**Source material:**
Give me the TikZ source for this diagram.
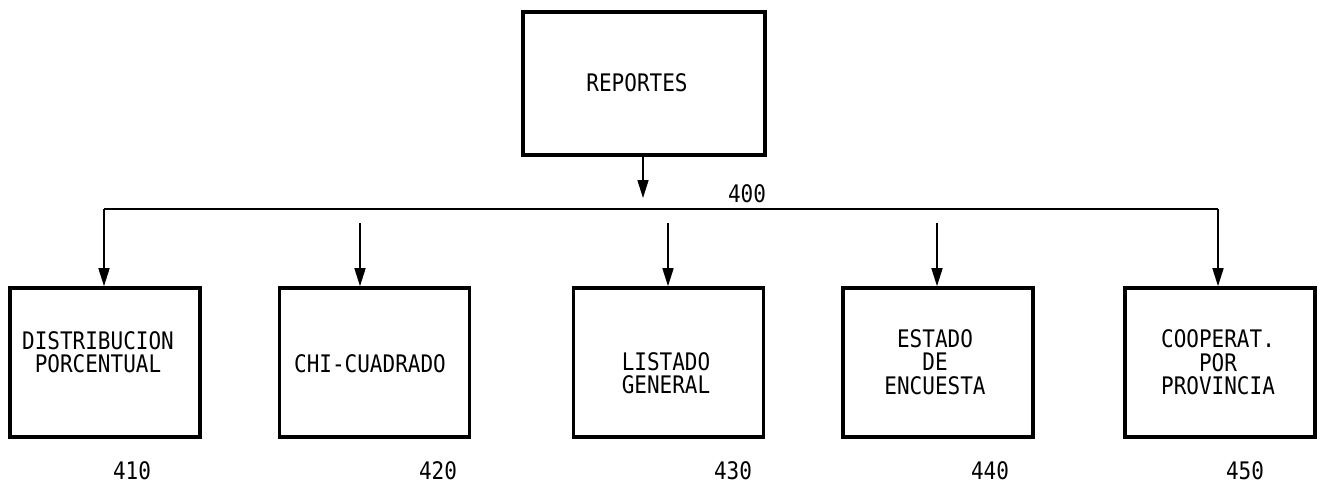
\documentclass[tikz,border=0pt]{standalone}
\usepackage{fontspec}
\usepackage{graphicx}
\newfontfamily\plotfont{DejaVu Sans Mono}
\usetikzlibrary{arrows.meta}
\newcommand\plottxt[1]{\scalebox{1}[1.15]{\fontsize{21}{17}\selectfont\begin{tabular}{@{}c@{}}#1\end{tabular}}}
\begin{document}
\begin{tikzpicture}[x=1pt,y=-1pt,
  box/.style={draw,line width=3.6pt,inner sep=0pt},
  lbl/.style={font=\plotfont,align=center,inner sep=0pt},
  conn/.style={line width=1.6pt},
  arr/.style={conn,-{Triangle[length=18pt,width=11pt]}}]
\useasboundingbox (0,0) rectangle (1321,485);
% top box
\node[box,minimum width=242pt,minimum height=143pt] (top) at (644,83.5) {};
\node[lbl] (toptxt) at (637,85) {\plottxt{REPORTES}};
% bottom boxes
\node[box,minimum width=190pt,minimum height=149pt] (b1) at (105,362.5) {};
\node[box,minimum width=190pt,minimum height=149pt] (b2) at (374.5,362.5) {};
\node[box,minimum width=190pt,minimum height=149pt] (b3) at (668.5,362.5) {};
\node[box,minimum width=190pt,minimum height=149pt] (b4) at (938,362.5) {};
\node[box,minimum width=190pt,minimum height=149pt] (b5) at (1220,362.5) {};
\node[lbl] (t1) at (98,355) {\plottxt{DISTRIBUCION\\PORCENTUAL}};
\node[lbl] (t2) at (370,366) {\plottxt{CHI-CUADRADO}};
\node[lbl] (t3) at (666,376) {\plottxt{LISTADO\\GENERAL}};
\node[lbl] (t4) at (935,365) {\plottxt{ESTADO\\DE\\ENCUESTA}};
\node[lbl] (t5) at (1218,365) {\plottxt{COOPERAT.\\POR\\PROVINCIA}};
% numbers
\node[lbl] (n0) at (747,196) {\plottxt{400}};
\node[lbl] (n1) at (132,473) {\plottxt{410}};
\node[lbl] (n2) at (438,473) {\plottxt{420}};
\node[lbl] (n3) at (733,473) {\plottxt{430}};
\node[lbl] (n4) at (990,473) {\plottxt{440}};
\node[lbl] (n5) at (1245,473) {\plottxt{450}};
% connectors
\coordinate (topend) at (643,198);
\coordinate (busL) at (104,209);
\coordinate (busR) at (1218,209);
\coordinate (s2) at (360,223);
\coordinate (s3) at (668,223);
\coordinate (s4) at (937,223);
\draw[arr] (top.south -| topend) -- (topend);
\draw[conn] (busL) -- (busR);
\draw[arr] (busL) -- (b1.north -| busL);
\draw[arr] (busR) -- (b5.north -| busR);
\draw[arr] (s2) -- (b2.north -| s2);
\draw[arr] (s3) -- (b3.north -| s3);
\draw[arr] (s4) -- (b4.north -| s4);
\end{tikzpicture}
\end{document}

**What the exercise asks:**
Reproduce the full material exactly, excluding the pictures.

**Full output:**
Give me the TikZ source for this diagram.
\documentclass[tikz,border=0pt]{standalone}
\usepackage{fontspec}
\usepackage{graphicx}
\newfontfamily\plotfont{DejaVu Sans Mono}
\usetikzlibrary{arrows.meta}
\newcommand\plottxt[1]{\scalebox{1}[1.15]{\fontsize{21}{17}\selectfont\begin{tabular}{@{}c@{}}#1\end{tabular}}}
\begin{document}
\begin{tikzpicture}[x=1pt,y=-1pt,
  box/.style={draw,line width=3.6pt,inner sep=0pt},
  lbl/.style={font=\plotfont,align=center,inner sep=0pt},
  conn/.style={line width=1.6pt},
  arr/.style={conn,-{Triangle[length=18pt,width=11pt]}}]
\useasboundingbox (0,0) rectangle (1321,485);
% top box
\node[box,minimum width=242pt,minimum height=143pt] (top) at (644,83.5) {};
\node[lbl] (toptxt) at (637,85) {\plottxt{REPORTES}};
% bottom boxes
\node[box,minimum width=190pt,minimum height=149pt] (b1) at (105,362.5) {};
\node[box,minimum width=190pt,minimum height=149pt] (b2) at (374.5,362.5) {};
\node[box,minimum width=190pt,minimum height=149pt] (b3) at (668.5,362.5) {};
\node[box,minimum width=190pt,minimum height=149pt] (b4) at (938,362.5) {};
\node[box,minimum width=190pt,minimum height=149pt] (b5) at (1220,362.5) {};
\node[lbl] (t1) at (98,355) {\plottxt{DISTRIBUCION\\PORCENTUAL}};
\node[lbl] (t2) at (370,366) {\plottxt{CHI-CUADRADO}};
\node[lbl] (t3) at (666,376) {\plottxt{LISTADO\\GENERAL}};
\node[lbl] (t4) at (935,365) {\plottxt{ESTADO\\DE\\ENCUESTA}};
\node[lbl] (t5) at (1218,365) {\plottxt{COOPERAT.\\POR\\PROVINCIA}};
% numbers
\node[lbl] (n0) at (747,196) {\plottxt{400}};
\node[lbl] (n1) at (132,473) {\plottxt{410}};
\node[lbl] (n2) at (438,473) {\plottxt{420}};
\node[lbl] (n3) at (733,473) {\plottxt{430}};
\node[lbl] (n4) at (990,473) {\plottxt{440}};
\node[lbl] (n5) at (1245,473) {\plottxt{450}};
% connectors
\coordinate (topend) at (643,198);
\coordinate (busL) at (104,209);
\coordinate (busR) at (1218,209);
\coordinate (s2) at (360,223);
\coordinate (s3) at (668,223);
\coordinate (s4) at (937,223);
\draw[arr] (top.south -| topend) -- (topend);
\draw[conn] (busL) -- (busR);
\draw[arr] (busL) -- (b1.north -| busL);
\draw[arr] (busR) -- (b5.north -| busR);
\draw[arr] (s2) -- (b2.north -| s2);
\draw[arr] (s3) -- (b3.north -| s3);
\draw[arr] (s4) -- (b4.north -| s4);
\end{tikzpicture}
\end{document}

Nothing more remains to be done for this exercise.